One Colorado released the following statement — along with others involved in submitting the brief — reaffirming the importance of preserving protections currently in Colorado law to ensure that no one faces discrimination because of who they are.
Daniel Ramos, Executive Director, One Colorado:
“Since 1992, when Amendment 2 passed in our state, LGBTQ Coloradans and their families have led the way in determining the protections LGBTQ people across this country are afforded through the courts. All hardworking people, including those who are lesbian, gay, bisexual, transgender, or queer, should be treated fairly and equally under the law. When they walk into a business that’s open to the public, they should be treated like anyone else and not be discriminated against.
“Freedom of religion is one of our most fundamental rights as Americans, which is why it’s protected by the First Amendment to the Constitution. But that freedom does not give any of us the right to harm other people, to impose our beliefs on others, or to discriminate. As a nation, we decided a long time ago that businesses that are open to the public should be open to everyone on the same terms.

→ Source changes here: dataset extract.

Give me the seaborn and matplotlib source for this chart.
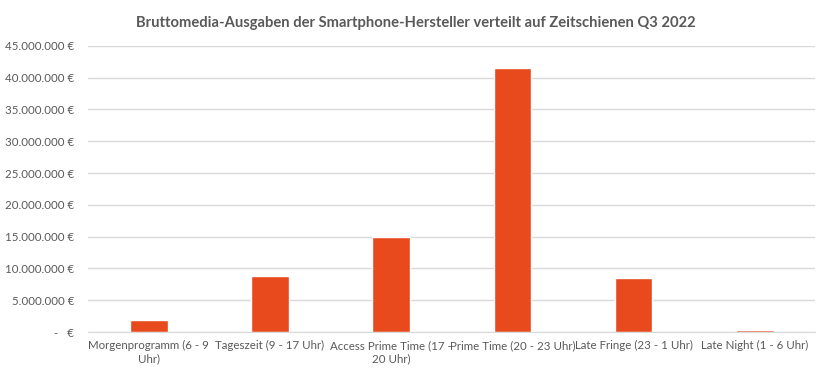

Nobody should be turned away from a business, denied service, fired from their job, or evicted from their home simply because of who they are.”
Pat Steadman, former state senator:
“Creating exceptions to anti-discrimination laws is a dangerous thing. Unless our laws protect everyone equally they end up protecting no one at all. The stakes in this case couldn’t be higher because the exception sought by the bakery creates a loophole big enough to drive a truck through. And it isn’t just LGBT folks that will fall through that loophole; all civil rights protections for all protected classes are at risk. Fortunately, as our brief makes clear, a long line of Court precedent has established that anti-discrimination laws must be applied even-handed and without special exceptions for people who somehow think they’re more special than others.”
Craig Konnoth, Professor, CU Law and drafter of the amicus brief:
“Our brief is fundamentally about fairness and treating all Coloradans equally. Creating a right that allows individuals to violate democratically enacted laws whenever they want, by claiming speech or their religion gives them permission, will open a can of worms that hurt all of society, especially members of minority groups like LGBTQ Coloradans.”
Here’s how the brief sums up the main argument:
Colorado has a compelling interest in protecting the rights of all of its citizens. LGBT Coloradans have the same right to dignity and participation in the public sphere that CADA assures to all other citizens of the State. Creating a carve-out to permit discrimination against LGBT people would deny them that essential dignity, and threaten the civil rights laws themselves.